5. If a claim happens, your attorney should be working for you (and only you).

The claims process is already a complicated one. Most EPL insurance policies require you to give up control of litigation to the carrier to some degree, if you want them to pay your defense costs. So before you even add a PEO to the equation, there are already conflicting interests at play.

Now, let’s add the PEO. If a lawsuit names both you and the PEO (which is likely to happen since they are the employer of record), the carrier may appoint the same attorney to represent both you and the PEO. There is a good reason for this: they don’t want the plaintiff playing your attorney and the PEO’s against one another.

There is also this potential wrinkle: you and your PEO may want different results from the lawsuit.
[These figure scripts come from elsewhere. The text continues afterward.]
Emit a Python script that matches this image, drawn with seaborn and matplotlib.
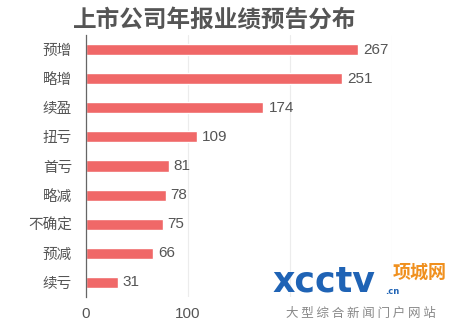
import matplotlib
matplotlib.use("Agg")
import matplotlib.pyplot as plt
import seaborn as sns
import pandas as pd

categories = ["预增", "略增", "续盈", "扭亏", "首亏", "略减", "不确定", "预减", "续亏"]
values = [267, 251, 174, 109, 81, 78, 75, 66, 31]
x_ticks = [0, 100, 200, 300]
x_tick_labels = ["0", "100", "", ""]
title = "上市公司年报业绩预告分布"

sns.set_theme(style="white")
plt.rcParams['font.family'] = ['Noto Sans CJK SC', 'DejaVu Sans']

df = pd.DataFrame({"cat": categories, "val": values})

fig = plt.figure(figsize=(4.55, 3.27), dpi=100)
fig.patch.set_facecolor("white")
ax = fig.add_axes([86/455, 1-297/327, (392-86)/455, (297-35)/327])

sns.barplot(data=df, x="val", y="cat", orient="h", color="#f06868",
            width=0.38, saturation=1, ax=ax, zorder=3)

ax.set_xlim(0, 300)
ax.set_ylim(len(categories)-0.5, -0.5)
ax.set_xticks(x_ticks)
ax.set_xticklabels(x_tick_labels)
ax.xaxis.grid(True, color="#ececec", linewidth=0.8, zorder=0)
ax.set_xlabel("")
ax.set_ylabel("")

for s in ["top", "right", "bottom"]:
    ax.spines[s].set_visible(False)
ax.spines["left"].set_color("#666666")
ax.spines["left"].set_linewidth(0.9)
ax.spines["left"].set_zorder(5)

ax.tick_params(axis="y", length=0, pad=10, labelsize=10.5, labelcolor="#555555")
ax.set_yticks([i - 0.5 for i in range(len(categories)+1)], minor=True)
ax.tick_params(axis="y", which="minor", length=4, width=0.9, color="#666666", direction="out")
ax.tick_params(axis="x", length=0, pad=7, labelsize=11, labelcolor="#555555")

for i, v in enumerate(values):
    ax.text(v + 5, i, str(v), va="center", ha="left", fontsize=11, color="#555555",
            family=['Liberation Sans', 'DejaVu Sans'])

for lab in ax.get_xticklabels():
    lab.set_family(['Liberation Sans', 'DejaVu Sans'])

fig.text(215/455, 1-20/327, title, ha="center", va="center", fontsize=17,
         fontweight="bold", color="#555555")

# watermark
fig.text(272/455, 1-281/327, "xcctv", ha="left", va="center", fontsize=25,
         fontweight="bold", color="#1f63b5", family=['DejaVu Sans'])
fig.text(385/455, 1-291/327, ".cn", ha="left", va="center", fontsize=6,
         fontweight="bold", color="#1f63b5", family=['DejaVu Sans'])
fig.text(420/455, 1-272/327, "项城网", ha="center", va="center", fontsize=13,
         fontweight="bold", color="#f0901e")
fig.text(361/455, 1-313/327, "大 型 综 合 新 闻 门 户 网 站", ha="center", va="center",
         fontsize=9, color="#888888")

fig.savefig("out.png", dpi=100, facecolor="white")
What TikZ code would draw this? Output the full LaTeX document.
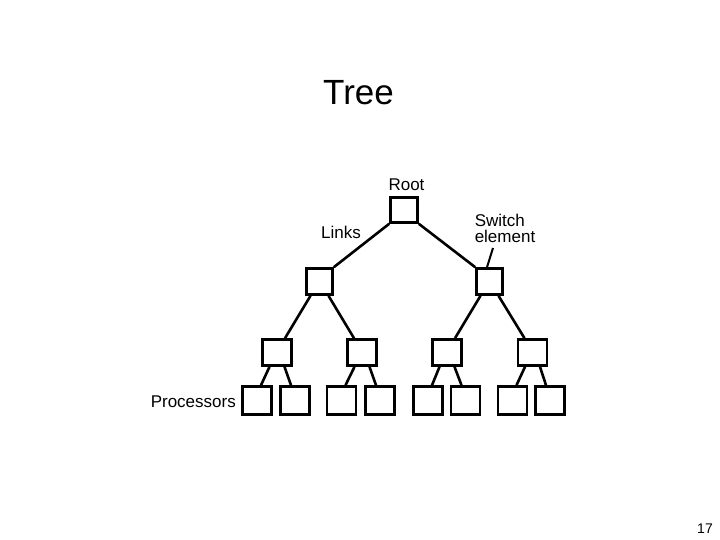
\documentclass[tikz,border=0pt]{standalone}
\usepackage{fontspec}
\setmainfont{Liberation Sans}
\usetikzlibrary{calc}
\begin{document}
\begin{tikzpicture}[x=1pt,y=-1pt,
  sq/.style={draw, line width=2.6pt, inner sep=0pt},
  midsq/.style={sq, minimum width=26pt, minimum height=26pt},
  lowsq/.style={sq, minimum width=29pt, minimum height=26pt},
  procsq/.style={sq, minimum width=29pt, minimum height=28pt},
  link/.style={line width=2.6pt},
  lab/.style={font=\fontsize{17}{16}\selectfont, inner sep=0pt}]
\useasboundingbox (0,0) rectangle (720,540);
\node[anchor=base, font=\fontsize{35}{40}\selectfont, inner sep=0pt] (title) at (358.5,105) {Tree};
% tree
\node[sq, minimum width=27pt, minimum height=25pt] (root) at (404,210) {};
\node[midsq] (a) at (319.5,281.5) {};
\node[midsq] (b) at (489.5,281.5) {};
\node[lowsq] (c1) at (277,352.5) {};
\node[lowsq] (c2) at (362,352.5) {};
\node[lowsq] (c3) at (447,352.5) {};
\node[lowsq] (c4) at (532.5,352.5) {};
\foreach \n/\x in {1/257,2/295,3/341.5,4/380,5/428,6/465.5,7/512.5,8/550}
  \node[procsq] (p\n) at (\x,400.5) {};
% links
\draw[link] (root.south west) -- (a.north east);
\draw[link] (root.south east) -- (b.north west);
\foreach \u/\l/\r in {a/c1/c2, b/c3/c4} {
  \draw[link] ($(\u.south)+(-9,0)$) -- ($(\l.north)+(8,0)$);
  \draw[link] ($(\u.south)+(9,0)$) -- ($(\r.north)+(-8,0)$);
}
\foreach \c/\l/\r in {c1/p1/p2, c2/p3/p4, c3/p5/p6, c4/p7/p8} {
  \draw[link] ($(\c.south)+(-7.5,0)$) -- ($(\l.north)+(4,0)$);
  \draw[link] ($(\c.south)+(7.5,0)$) -- ($(\r.north)+(-4,0)$);
}
% labels
\node[lab, anchor=base] (rootlab) at (406.5,190.5) {Root};
\node[lab, anchor=base] (links) at (341,238) {Links};
\node[lab, align=left] (sw) at (505,228) {Switch\\element};
\node[lab, anchor=base east] (proc) at (236,407) {Processors};
\node[anchor=base east, font=\fontsize{14}{16}\selectfont, inner sep=0pt] (pg) at (713,533) {17};
\coordinate (swp) at (493,248);
\draw[line width=2pt] (swp) -- ($(b.north)+(-2.5,0)$);
\end{tikzpicture}
\end{document}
What happens if you want to settle and the PEO wants to fight? Or vice versa? Considering the fact that insurers are often incentivized by cost concerns to settle cases, throwing a third point of view into the mix will only serve to add to your headache. To simplify things, the shrewd entrepreneur will lean on their own EPL insurance policy. It’s one of the best ways to avoid an EPL claim turning from bad to worse.

 

Wrapping it up

Regardless of your reason for getting own EPL, the first step is talking to a broker who knows what he or she is doing. It’s vital that your new EPL insurance policy is tailored in a manner that it helps, not hinders. Something as seemingly insignificant as one wayward sentence in your policy could pit your carrier and the PEO’s against one another, compounding problems further.  

The right insurance professional will also be able to take a close look at your company and tell you what you need. What is the right limit for you? Is your retention low enough? High enough? Do you need a simple EPL policy or is a bespoke policy more your speed? Your answers may not be the same as your accountant’s–let’s get you a policy that reflects that.